▶ **Task**
Output the material word for word. Leave each picture out.
==============================
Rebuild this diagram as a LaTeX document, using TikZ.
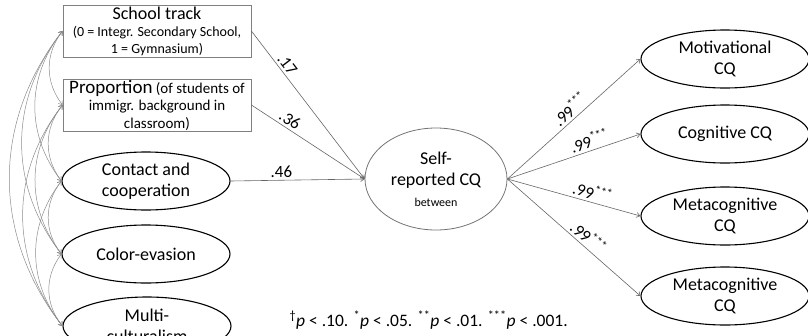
\documentclass[tikz,border=0pt]{standalone}
\usepackage{fontspec}
\setmainfont{Carlito}
\usetikzlibrary{arrows.meta,positioning,shapes.geometric}

\begin{document}
\begin{tikzpicture}[
        x=1pt, y=-1pt,
        >={Straight Barb[length=3.5pt,width=5pt]},
        every node/.style={font=\fontsize{18}{21}\selectfont},
        obsbox/.style={
            draw=black!50,
            line width=0.8pt,
            align=center,
            minimum width=188pt,
            minimum height=52pt,
            inner sep=0pt
        },
        latent/.style={
            draw,
            ellipse,
            line width=1.1pt,
            align=center,
            minimum width=168pt,
            minimum height=58pt,
            inner sep=0pt
        },
        factor/.style={
            draw=black!55,
            ellipse,
            line width=0.8pt,
            align=center,
            minimum width=142pt,
            minimum height=102pt,
            inner sep=0pt
        },
        regpath/.style={->, draw=black!60, line width=0.6pt},
        covpath/.style={<->, draw=black!45, line width=0.5pt, bend right=38},
        coef/.style={sloped, above, inner sep=2.5pt, font=\fontsize{17}{20}\selectfont}
    ]

    \useasboundingbox (0,0) rectangle (808,335);
    \clip (0,0) rectangle (808,335);

    % predictors
    \node[obsbox, font=\fontsize{14}{17}\selectfont] (track) at (157,31) {
        {\fontsize{18}{18}\selectfont School track}\\
        (0 = Integr. Secondary School,\\
        1 = Gymnasium)
    };

    \node[obsbox, font=\fontsize{15}{17.5}\selectfont] (prop) at (157,105) {
        {\fontsize{19}{19}\selectfont Proportion} (of students of\\
        immigr. background in\\
        classroom)
    };

    \node[latent] (contact) at (146,181) {Contact and\\cooperation};
    \node[latent] (colorev) at (146,254) {Color-evasion};
    \node[latent] (multi) at (147,326) {Multi-\\culturalism};

    % second order factor
    \node[factor] (self) at (436,179) {
        Self-\\
        reported CQ\\
        {\fontsize{12}{12}\selectfont between}
    };

    % first order factors
    \node[latent] (motiv) at (725,59) {Motivational\\CQ};
    \node[latent] (cogn) at (725,134) {Cognitive CQ};
    \node[latent] (meta) at (725,216) {Metacognitive\\CQ};
    \node[latent] (metab) at (725,296) {Metacognitive\\CQ};

    \draw[regpath] (track.east) -- node[coef, pos=0.26] {.17} (self.west);
    \draw[regpath] (prop.east) -- node[coef, pos=0.3] {.36} (self.west);
    \draw[regpath] (contact.east) -- node[coef, pos=0.38] {.46} (self.west);

    \draw[regpath] (self.east) -- node[coef, pos=0.52] {.99\textsuperscript{***}} (motiv.west);
    \draw[regpath] (self.east) -- node[coef, pos=0.64] {.99\textsuperscript{***}} (cogn.west);
    \draw[regpath] (self.east) -- node[coef, pos=0.62] {.99\textsuperscript{***}} (meta.west);
    \draw[regpath] (self.east) -- node[coef, pos=0.56] {.99\textsuperscript{***}} (metab.west);

    % correlations among predictors
    \foreach \a/\b in {track/prop, track/contact, track/colorev, track/multi,
                       prop/contact, prop/colorev, prop/multi,
                       contact/colorev, contact/multi, colorev/multi}
        \draw[covpath] (\a.west) to (\b.west);

    \node[anchor=west, font=\fontsize{17.5}{20}\selectfont] (note) at (286,320) {
        \textsuperscript{\textdagger}\textit{p} < .10. \textsuperscript{*}\textit{p} < .05.
        \textsuperscript{**}\textit{p} < .01. \textsuperscript{***}\textit{p} < .001.
    };

\end{tikzpicture}
\end{document}
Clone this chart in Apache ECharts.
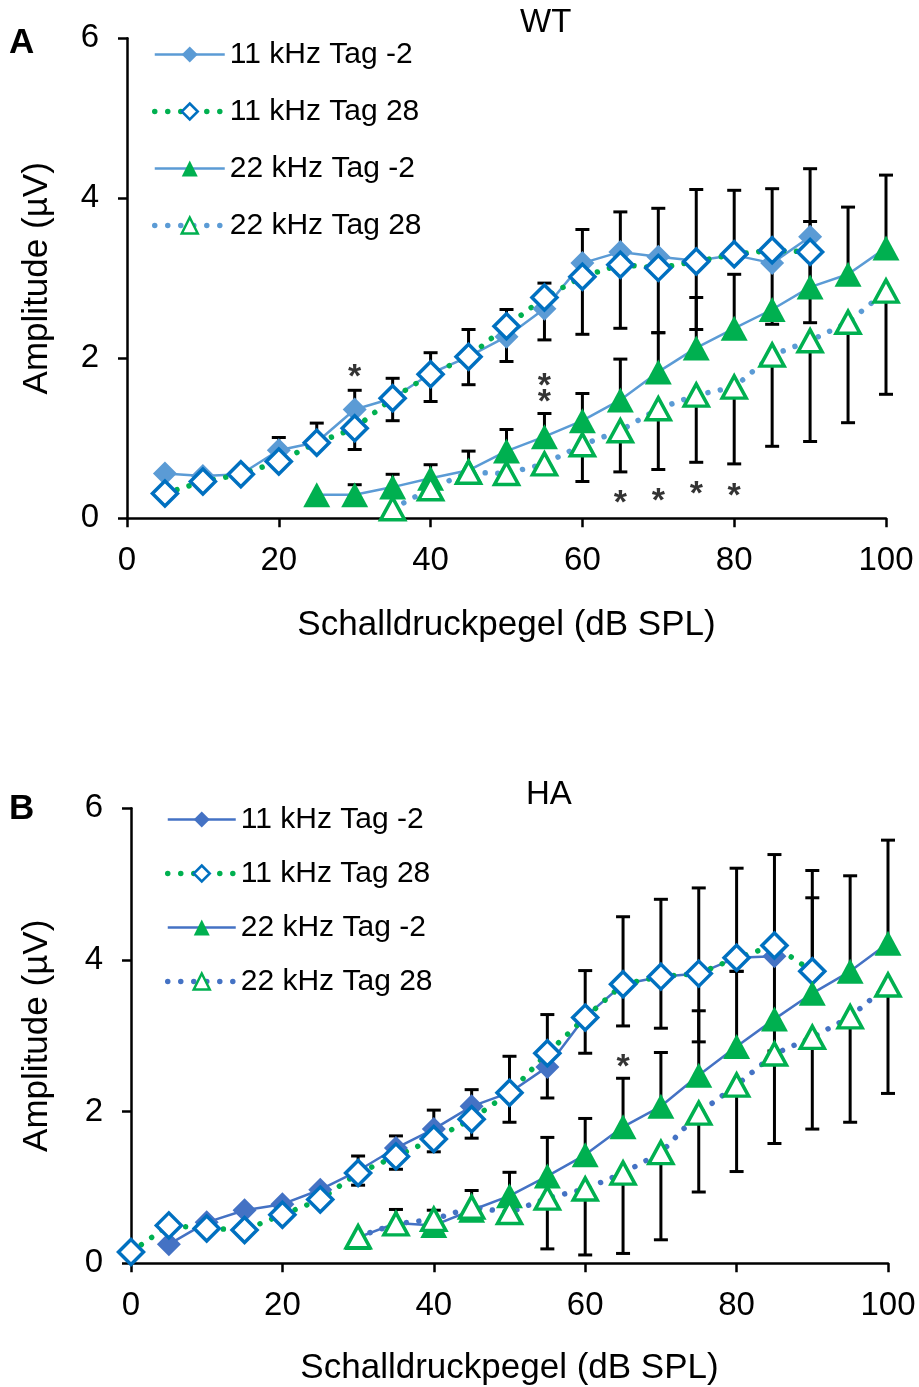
==============================
▶ **Exercise answer**
Rebuild this diagram as a LaTeX document, using TikZ.
\documentclass[tikz,border=0pt]{standalone}
\usepackage{fontspec}
\setmainfont{Carlito}
\usetikzlibrary{arrows.meta,positioning,shapes.geometric}

\begin{document}
\begin{tikzpicture}[
        x=1pt, y=-1pt,
        >={Straight Barb[length=3.5pt,width=5pt]},
        every node/.style={font=\fontsize{18}{21}\selectfont},
        obsbox/.style={
            draw=black!50,
            line width=0.8pt,
            align=center,
            minimum width=188pt,
            minimum height=52pt,
            inner sep=0pt
        },
        latent/.style={
            draw,
            ellipse,
            line width=1.1pt,
            align=center,
            minimum width=168pt,
            minimum height=58pt,
            inner sep=0pt
        },
        factor/.style={
            draw=black!55,
            ellipse,
            line width=0.8pt,
            align=center,
            minimum width=142pt,
            minimum height=102pt,
            inner sep=0pt
        },
        regpath/.style={->, draw=black!60, line width=0.6pt},
        covpath/.style={<->, draw=black!45, line width=0.5pt, bend right=38},
        coef/.style={sloped, above, inner sep=2.5pt, font=\fontsize{17}{20}\selectfont}
    ]

    \useasboundingbox (0,0) rectangle (808,335);
    \clip (0,0) rectangle (808,335);

    % predictors
    \node[obsbox, font=\fontsize{14}{17}\selectfont] (track) at (157,31) {
        {\fontsize{18}{18}\selectfont School track}\\
        (0 = Integr. Secondary School,\\
        1 = Gymnasium)
    };

    \node[obsbox, font=\fontsize{15}{17.5}\selectfont] (prop) at (157,105) {
        {\fontsize{19}{19}\selectfont Proportion} (of students of\\
        immigr. background in\\
        classroom)
    };

    \node[latent] (contact) at (146,181) {Contact and\\cooperation};
    \node[latent] (colorev) at (146,254) {Color-evasion};
    \node[latent] (multi) at (147,326) {Multi-\\culturalism};

    % second order factor
    \node[factor] (self) at (436,179) {
        Self-\\
        reported CQ\\
        {\fontsize{12}{12}\selectfont between}
    };

    % first order factors
    \node[latent] (motiv) at (725,59) {Motivational\\CQ};
    \node[latent] (cogn) at (725,134) {Cognitive CQ};
    \node[latent] (meta) at (725,216) {Metacognitive\\CQ};
    \node[latent] (metab) at (725,296) {Metacognitive\\CQ};

    \draw[regpath] (track.east) -- node[coef, pos=0.26] {.17} (self.west);
    \draw[regpath] (prop.east) -- node[coef, pos=0.3] {.36} (self.west);
    \draw[regpath] (contact.east) -- node[coef, pos=0.38] {.46} (self.west);

    \draw[regpath] (self.east) -- node[coef, pos=0.52] {.99\textsuperscript{***}} (motiv.west);
    \draw[regpath] (self.east) -- node[coef, pos=0.64] {.99\textsuperscript{***}} (cogn.west);
    \draw[regpath] (self.east) -- node[coef, pos=0.62] {.99\textsuperscript{***}} (meta.west);
    \draw[regpath] (self.east) -- node[coef, pos=0.56] {.99\textsuperscript{***}} (metab.west);

    % correlations among predictors
    \foreach \a/\b in {track/prop, track/contact, track/colorev, track/multi,
                       prop/contact, prop/colorev, prop/multi,
                       contact/colorev, contact/multi, colorev/multi}
        \draw[covpath] (\a.west) to (\b.west);

    \node[anchor=west, font=\fontsize{17.5}{20}\selectfont] (note) at (286,320) {
        \textsuperscript{\textdagger}\textit{p} < .10. \textsuperscript{*}\textit{p} < .05.
        \textsuperscript{**}\textit{p} < .01. \textsuperscript{***}\textit{p} < .001.
    };

\end{tikzpicture}
\end{document}
Clone this chart in Apache ECharts.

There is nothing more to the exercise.